(Task description) Scan the data below and pick out the lines containing the word "matplotlib".
○ ○ ○
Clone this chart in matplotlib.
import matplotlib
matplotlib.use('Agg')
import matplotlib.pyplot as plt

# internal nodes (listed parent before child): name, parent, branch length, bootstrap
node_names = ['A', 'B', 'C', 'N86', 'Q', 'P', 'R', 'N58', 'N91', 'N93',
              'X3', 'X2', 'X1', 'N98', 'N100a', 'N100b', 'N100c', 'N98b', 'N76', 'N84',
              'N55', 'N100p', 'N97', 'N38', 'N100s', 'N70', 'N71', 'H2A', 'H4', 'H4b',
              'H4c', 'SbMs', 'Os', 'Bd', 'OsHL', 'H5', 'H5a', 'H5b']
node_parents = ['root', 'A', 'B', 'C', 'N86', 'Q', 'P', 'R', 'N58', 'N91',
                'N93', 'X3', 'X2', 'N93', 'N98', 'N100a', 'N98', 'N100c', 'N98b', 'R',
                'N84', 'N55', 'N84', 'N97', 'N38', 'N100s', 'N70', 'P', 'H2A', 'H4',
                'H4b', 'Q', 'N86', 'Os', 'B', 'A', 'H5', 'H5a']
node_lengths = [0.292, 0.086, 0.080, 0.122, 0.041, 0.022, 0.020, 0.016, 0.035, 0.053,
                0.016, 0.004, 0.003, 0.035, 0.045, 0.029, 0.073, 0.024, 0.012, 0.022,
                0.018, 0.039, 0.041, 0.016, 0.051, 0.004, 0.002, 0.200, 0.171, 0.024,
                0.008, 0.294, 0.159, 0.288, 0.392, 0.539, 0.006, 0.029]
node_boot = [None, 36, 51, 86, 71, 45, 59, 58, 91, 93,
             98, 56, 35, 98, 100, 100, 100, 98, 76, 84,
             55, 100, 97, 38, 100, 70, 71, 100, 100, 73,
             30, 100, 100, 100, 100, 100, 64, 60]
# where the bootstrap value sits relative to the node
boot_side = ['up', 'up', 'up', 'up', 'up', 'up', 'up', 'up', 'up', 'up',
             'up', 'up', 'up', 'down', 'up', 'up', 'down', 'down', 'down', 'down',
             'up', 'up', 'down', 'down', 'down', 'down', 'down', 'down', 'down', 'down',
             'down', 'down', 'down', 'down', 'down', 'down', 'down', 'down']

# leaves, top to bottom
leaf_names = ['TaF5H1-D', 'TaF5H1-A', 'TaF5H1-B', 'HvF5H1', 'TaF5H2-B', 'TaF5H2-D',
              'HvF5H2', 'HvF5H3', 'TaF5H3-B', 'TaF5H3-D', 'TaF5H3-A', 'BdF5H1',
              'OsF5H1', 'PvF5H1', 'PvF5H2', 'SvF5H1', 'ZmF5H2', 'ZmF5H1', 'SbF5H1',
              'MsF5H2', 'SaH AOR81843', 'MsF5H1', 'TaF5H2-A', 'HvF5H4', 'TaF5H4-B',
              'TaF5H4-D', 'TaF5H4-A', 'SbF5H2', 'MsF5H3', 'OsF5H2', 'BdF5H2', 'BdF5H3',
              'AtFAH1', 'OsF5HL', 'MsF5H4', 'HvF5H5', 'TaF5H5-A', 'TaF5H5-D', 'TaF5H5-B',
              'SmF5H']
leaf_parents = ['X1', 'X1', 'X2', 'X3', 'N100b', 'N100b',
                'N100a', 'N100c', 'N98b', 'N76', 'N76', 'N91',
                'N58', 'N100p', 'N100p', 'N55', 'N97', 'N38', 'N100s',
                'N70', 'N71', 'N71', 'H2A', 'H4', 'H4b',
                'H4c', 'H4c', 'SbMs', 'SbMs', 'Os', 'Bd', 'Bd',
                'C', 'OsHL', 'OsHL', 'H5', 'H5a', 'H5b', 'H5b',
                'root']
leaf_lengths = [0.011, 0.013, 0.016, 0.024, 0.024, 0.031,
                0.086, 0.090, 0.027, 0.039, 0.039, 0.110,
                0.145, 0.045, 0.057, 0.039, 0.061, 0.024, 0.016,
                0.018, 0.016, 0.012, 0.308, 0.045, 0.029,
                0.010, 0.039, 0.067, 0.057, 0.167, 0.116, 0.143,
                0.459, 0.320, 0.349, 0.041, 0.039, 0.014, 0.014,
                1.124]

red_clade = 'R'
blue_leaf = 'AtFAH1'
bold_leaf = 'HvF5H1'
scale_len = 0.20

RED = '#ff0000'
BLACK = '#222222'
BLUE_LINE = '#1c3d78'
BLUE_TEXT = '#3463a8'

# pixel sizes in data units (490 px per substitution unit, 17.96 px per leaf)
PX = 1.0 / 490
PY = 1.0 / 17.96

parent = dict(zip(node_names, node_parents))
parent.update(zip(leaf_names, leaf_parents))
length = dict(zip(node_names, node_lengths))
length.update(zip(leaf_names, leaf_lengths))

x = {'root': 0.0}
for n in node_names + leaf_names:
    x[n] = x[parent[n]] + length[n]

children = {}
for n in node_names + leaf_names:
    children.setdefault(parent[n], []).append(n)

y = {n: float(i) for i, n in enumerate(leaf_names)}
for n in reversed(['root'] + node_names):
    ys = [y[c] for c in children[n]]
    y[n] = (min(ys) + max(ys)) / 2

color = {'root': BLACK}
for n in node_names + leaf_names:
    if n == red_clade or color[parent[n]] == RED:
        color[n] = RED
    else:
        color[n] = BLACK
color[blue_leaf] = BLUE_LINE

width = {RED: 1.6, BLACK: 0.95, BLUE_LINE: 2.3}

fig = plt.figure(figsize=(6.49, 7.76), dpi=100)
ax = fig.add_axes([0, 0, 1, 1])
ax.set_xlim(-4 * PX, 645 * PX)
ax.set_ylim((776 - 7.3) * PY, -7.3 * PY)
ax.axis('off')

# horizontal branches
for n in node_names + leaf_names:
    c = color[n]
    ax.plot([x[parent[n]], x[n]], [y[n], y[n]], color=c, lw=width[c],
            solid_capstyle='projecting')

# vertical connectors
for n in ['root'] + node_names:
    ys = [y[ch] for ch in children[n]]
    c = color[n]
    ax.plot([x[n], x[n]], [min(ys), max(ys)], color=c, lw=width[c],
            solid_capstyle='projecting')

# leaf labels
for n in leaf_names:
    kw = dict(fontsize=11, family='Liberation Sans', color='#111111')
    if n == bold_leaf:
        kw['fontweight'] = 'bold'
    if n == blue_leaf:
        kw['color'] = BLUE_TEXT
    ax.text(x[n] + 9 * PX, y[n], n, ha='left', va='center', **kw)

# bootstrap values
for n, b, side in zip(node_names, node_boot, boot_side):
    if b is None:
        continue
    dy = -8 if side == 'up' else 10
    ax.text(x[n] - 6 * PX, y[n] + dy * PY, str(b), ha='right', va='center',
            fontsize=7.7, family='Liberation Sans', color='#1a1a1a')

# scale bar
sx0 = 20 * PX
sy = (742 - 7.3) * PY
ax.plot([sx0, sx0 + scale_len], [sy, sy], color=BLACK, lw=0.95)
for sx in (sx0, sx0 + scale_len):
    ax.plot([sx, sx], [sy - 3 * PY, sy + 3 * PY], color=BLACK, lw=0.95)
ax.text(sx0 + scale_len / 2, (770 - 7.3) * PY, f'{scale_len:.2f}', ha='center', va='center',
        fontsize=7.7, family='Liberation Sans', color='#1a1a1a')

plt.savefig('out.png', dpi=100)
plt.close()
○ ○ ○
(Answer below)
Clone this chart in matplotlib.
import matplotlib
matplotlib.use('Agg')
import matplotlib.pyplot as plt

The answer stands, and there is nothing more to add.